• [WORK TO COMPLETE]: Copy, character for character, the lines running from the one with "Write the Apache ECharts code for this chart." to the one with "color: '#222', width: 1.5", ends included. Leave out every other line.

-- BEGIN --

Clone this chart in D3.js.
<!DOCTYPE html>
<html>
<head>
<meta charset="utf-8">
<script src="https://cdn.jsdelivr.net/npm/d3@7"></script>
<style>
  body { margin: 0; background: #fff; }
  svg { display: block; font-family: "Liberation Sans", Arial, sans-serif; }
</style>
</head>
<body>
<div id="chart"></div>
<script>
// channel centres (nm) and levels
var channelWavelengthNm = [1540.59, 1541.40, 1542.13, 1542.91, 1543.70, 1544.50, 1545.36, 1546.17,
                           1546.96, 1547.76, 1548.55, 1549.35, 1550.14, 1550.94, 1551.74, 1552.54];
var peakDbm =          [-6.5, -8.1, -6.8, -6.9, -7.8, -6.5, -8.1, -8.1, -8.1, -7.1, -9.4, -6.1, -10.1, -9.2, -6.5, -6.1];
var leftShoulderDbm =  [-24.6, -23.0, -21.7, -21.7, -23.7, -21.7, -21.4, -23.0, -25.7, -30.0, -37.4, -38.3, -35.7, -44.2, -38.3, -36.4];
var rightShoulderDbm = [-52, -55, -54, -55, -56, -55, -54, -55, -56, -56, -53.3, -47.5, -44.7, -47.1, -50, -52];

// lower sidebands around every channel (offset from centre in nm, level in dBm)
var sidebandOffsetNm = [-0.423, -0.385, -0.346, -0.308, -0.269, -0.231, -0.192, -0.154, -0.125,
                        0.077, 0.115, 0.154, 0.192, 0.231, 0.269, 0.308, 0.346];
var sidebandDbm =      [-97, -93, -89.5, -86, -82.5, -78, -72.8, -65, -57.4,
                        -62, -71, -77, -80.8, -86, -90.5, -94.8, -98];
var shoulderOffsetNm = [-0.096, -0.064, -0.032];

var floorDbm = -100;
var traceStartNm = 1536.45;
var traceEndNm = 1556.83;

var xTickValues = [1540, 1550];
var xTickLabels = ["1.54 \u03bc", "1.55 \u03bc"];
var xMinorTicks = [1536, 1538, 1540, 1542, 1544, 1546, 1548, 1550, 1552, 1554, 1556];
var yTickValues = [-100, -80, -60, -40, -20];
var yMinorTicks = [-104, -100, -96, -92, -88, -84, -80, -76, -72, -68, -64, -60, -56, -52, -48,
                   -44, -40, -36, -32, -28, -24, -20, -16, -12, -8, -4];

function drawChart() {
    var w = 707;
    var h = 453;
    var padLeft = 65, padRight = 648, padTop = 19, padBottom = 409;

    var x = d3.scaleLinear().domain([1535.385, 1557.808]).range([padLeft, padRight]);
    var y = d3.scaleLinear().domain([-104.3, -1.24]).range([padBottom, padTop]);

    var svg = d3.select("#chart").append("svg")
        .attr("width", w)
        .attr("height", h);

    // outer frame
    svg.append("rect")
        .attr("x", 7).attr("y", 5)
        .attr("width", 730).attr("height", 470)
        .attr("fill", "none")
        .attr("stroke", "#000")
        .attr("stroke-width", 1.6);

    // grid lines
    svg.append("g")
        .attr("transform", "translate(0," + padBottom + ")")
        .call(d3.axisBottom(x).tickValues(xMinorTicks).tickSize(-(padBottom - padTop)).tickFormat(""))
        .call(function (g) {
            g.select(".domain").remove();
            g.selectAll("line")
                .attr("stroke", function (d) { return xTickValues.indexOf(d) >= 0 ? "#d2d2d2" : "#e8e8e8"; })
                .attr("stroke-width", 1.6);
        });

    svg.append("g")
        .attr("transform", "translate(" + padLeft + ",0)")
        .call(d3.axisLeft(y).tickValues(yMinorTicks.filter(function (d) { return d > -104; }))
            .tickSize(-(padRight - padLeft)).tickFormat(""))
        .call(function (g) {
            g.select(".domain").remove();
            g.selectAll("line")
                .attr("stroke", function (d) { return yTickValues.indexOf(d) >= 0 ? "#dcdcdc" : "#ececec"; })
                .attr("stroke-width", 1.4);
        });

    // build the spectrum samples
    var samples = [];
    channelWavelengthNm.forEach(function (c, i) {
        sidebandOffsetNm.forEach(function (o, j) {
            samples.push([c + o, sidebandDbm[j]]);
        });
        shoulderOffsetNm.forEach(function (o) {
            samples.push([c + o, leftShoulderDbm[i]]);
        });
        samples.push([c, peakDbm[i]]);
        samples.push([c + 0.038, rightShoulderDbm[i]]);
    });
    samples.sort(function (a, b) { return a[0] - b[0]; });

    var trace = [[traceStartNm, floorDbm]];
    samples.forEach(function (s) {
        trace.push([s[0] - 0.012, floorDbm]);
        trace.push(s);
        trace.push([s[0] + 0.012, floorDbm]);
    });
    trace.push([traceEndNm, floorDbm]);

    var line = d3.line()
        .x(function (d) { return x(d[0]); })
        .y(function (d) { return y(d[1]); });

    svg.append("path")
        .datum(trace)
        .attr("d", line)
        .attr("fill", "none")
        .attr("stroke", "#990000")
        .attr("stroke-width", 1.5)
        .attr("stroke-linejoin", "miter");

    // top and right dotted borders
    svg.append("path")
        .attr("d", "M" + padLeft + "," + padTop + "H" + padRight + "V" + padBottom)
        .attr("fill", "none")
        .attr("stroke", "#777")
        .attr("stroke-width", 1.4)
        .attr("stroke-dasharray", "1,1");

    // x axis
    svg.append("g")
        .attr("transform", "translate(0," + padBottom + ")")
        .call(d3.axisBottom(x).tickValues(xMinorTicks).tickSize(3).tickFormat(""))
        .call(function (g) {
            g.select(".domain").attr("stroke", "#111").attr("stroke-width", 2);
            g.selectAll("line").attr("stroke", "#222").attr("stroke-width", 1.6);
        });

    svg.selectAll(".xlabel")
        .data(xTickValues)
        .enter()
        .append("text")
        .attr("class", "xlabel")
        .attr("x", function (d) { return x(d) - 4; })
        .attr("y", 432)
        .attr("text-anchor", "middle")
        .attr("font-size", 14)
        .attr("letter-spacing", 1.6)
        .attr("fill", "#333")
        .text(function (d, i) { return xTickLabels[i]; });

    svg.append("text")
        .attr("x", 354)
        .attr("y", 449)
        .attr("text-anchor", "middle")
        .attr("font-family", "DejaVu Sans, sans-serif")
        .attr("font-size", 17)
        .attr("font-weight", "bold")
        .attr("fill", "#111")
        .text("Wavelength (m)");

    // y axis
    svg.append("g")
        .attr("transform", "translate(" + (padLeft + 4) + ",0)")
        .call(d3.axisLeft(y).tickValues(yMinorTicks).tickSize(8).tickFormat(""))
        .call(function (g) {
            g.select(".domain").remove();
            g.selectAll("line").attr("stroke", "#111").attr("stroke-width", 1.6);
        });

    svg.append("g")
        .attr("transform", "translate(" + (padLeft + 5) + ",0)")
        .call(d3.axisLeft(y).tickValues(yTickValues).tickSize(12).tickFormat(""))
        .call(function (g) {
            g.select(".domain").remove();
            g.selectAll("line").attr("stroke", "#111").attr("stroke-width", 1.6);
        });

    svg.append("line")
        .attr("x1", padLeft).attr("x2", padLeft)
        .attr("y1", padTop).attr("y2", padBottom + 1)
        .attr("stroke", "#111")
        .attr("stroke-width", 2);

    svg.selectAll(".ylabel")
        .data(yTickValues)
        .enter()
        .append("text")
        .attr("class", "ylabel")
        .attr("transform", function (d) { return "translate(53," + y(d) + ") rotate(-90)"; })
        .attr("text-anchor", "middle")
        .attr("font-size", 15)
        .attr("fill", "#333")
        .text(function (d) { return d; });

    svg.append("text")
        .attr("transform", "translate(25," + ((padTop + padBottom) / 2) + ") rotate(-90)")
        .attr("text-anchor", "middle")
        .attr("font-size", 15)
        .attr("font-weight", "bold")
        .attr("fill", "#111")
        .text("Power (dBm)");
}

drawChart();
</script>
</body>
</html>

-- END --
-- BEGIN --

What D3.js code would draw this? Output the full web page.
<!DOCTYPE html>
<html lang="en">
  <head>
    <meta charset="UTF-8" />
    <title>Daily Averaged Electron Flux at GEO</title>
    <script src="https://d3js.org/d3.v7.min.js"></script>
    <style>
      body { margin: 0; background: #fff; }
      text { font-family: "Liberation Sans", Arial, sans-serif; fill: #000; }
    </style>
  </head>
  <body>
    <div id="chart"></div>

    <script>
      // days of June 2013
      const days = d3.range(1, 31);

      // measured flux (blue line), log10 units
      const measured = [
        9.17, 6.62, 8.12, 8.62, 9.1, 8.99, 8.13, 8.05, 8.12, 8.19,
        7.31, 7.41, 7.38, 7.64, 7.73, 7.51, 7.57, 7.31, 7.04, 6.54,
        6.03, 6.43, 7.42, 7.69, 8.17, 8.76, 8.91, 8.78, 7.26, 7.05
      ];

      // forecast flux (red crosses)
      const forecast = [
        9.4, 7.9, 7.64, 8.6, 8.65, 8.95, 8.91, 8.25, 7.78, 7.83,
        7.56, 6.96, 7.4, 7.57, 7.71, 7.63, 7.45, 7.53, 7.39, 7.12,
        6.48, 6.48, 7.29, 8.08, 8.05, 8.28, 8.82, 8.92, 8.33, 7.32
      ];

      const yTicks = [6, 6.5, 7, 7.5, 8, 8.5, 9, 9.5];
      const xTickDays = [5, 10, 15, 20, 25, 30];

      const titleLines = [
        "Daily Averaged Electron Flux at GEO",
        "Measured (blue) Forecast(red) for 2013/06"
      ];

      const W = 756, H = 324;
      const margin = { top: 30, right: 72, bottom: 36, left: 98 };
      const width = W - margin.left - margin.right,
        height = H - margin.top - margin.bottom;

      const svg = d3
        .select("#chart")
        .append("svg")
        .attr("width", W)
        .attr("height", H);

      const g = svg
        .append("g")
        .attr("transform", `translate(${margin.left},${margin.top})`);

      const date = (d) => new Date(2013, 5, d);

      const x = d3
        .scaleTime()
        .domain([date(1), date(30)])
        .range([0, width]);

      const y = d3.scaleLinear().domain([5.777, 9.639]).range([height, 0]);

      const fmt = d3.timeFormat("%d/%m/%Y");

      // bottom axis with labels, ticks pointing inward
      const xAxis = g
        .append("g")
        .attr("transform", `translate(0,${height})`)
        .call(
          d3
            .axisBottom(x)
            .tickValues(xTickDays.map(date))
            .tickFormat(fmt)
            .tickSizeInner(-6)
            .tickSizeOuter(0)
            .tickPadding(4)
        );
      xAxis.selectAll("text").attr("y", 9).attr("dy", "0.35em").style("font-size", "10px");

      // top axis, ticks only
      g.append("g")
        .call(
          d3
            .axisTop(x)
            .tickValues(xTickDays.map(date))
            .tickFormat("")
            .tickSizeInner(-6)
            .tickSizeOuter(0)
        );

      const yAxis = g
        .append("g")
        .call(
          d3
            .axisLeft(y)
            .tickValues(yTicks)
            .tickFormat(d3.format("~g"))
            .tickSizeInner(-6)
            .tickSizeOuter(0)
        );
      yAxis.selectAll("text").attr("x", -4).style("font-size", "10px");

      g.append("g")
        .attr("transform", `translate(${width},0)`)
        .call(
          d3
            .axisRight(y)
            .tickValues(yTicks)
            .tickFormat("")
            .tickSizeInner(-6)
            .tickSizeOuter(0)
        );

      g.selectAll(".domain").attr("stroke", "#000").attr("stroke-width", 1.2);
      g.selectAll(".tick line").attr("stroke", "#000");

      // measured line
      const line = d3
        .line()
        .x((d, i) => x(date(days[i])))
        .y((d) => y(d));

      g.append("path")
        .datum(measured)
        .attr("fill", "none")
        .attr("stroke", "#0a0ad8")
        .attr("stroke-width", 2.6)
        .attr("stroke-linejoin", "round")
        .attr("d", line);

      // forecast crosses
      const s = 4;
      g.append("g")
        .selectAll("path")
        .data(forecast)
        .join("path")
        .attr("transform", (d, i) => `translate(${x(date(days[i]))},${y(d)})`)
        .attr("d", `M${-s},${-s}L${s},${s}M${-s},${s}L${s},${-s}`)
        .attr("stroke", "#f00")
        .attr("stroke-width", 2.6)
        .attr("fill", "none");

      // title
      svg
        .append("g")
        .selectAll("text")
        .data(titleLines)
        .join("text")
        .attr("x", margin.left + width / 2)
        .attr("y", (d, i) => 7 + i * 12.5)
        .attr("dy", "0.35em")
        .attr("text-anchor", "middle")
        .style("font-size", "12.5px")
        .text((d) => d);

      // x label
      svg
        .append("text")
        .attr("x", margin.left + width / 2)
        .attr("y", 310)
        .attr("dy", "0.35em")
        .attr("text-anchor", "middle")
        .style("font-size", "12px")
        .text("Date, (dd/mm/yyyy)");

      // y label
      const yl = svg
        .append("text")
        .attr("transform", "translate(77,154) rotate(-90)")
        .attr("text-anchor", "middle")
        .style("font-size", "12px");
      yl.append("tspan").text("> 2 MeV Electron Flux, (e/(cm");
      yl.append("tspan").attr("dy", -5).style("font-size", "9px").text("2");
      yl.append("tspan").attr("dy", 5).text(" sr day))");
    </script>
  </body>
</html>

-- END --
-- BEGIN --

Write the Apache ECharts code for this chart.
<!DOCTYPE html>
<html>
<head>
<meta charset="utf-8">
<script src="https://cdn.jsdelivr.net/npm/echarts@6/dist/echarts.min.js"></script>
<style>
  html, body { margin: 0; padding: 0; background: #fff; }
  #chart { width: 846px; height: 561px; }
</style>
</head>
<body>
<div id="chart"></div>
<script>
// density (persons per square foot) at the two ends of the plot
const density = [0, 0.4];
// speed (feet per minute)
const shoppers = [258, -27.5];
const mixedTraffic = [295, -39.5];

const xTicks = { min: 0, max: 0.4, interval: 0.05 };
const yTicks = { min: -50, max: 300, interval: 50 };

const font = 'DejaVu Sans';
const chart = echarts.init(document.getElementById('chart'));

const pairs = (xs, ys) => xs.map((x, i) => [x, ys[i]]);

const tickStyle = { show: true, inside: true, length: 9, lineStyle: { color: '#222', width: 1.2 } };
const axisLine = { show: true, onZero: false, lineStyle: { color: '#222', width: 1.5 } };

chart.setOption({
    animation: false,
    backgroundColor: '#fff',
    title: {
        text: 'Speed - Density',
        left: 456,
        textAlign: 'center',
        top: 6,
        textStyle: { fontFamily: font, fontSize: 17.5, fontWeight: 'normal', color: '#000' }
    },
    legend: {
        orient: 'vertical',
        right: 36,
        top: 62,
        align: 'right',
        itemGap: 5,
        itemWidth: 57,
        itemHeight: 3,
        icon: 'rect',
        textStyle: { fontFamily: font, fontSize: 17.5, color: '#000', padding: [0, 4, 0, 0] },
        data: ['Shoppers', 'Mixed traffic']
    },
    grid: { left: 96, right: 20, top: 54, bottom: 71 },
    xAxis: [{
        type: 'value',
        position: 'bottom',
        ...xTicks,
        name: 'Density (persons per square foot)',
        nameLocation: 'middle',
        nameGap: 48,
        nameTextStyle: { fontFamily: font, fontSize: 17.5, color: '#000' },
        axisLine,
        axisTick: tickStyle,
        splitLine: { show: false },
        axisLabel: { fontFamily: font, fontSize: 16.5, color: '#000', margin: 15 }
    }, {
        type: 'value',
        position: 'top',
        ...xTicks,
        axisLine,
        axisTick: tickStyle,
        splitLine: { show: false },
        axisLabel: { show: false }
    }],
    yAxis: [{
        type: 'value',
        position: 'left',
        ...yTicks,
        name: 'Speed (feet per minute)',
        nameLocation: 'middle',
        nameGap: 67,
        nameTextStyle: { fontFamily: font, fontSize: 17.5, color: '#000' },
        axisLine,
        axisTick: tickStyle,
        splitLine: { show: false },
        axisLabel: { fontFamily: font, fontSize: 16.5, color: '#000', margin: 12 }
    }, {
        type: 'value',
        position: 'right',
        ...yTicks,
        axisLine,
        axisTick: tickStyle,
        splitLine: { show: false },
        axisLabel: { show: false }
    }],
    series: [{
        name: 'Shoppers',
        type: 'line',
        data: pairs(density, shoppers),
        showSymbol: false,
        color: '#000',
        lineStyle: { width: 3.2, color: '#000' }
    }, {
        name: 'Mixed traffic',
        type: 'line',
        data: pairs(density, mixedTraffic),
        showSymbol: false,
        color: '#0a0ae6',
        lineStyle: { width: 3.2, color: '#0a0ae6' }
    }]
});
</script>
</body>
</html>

-- END --

• [SOLUTION FOR THIS EXERCISE]:
Write the Apache ECharts code for this chart.
<!DOCTYPE html>
<html>
<head>
<meta charset="utf-8">
<script src="https://cdn.jsdelivr.net/npm/echarts@6/dist/echarts.min.js"></script>
<style>
  html, body { margin: 0; padding: 0; background: #fff; }
  #chart { width: 846px; height: 561px; }
</style>
</head>
<body>
<div id="chart"></div>
<script>
// density (persons per square foot) at the two ends of the plot
const density = [0, 0.4];
// speed (feet per minute)
const shoppers = [258, -27.5];
const mixedTraffic = [295, -39.5];

const xTicks = { min: 0, max: 0.4, interval: 0.05 };
const yTicks = { min: -50, max: 300, interval: 50 };

const font = 'DejaVu Sans';
const chart = echarts.init(document.getElementById('chart'));

const pairs = (xs, ys) => xs.map((x, i) => [x, ys[i]]);

const tickStyle = { show: true, inside: true, length: 9, lineStyle: { color: '#222', width: 1.2 } };
const axisLine = { show: true, onZero: false, lineStyle: { color: '#222', width: 1.5 } };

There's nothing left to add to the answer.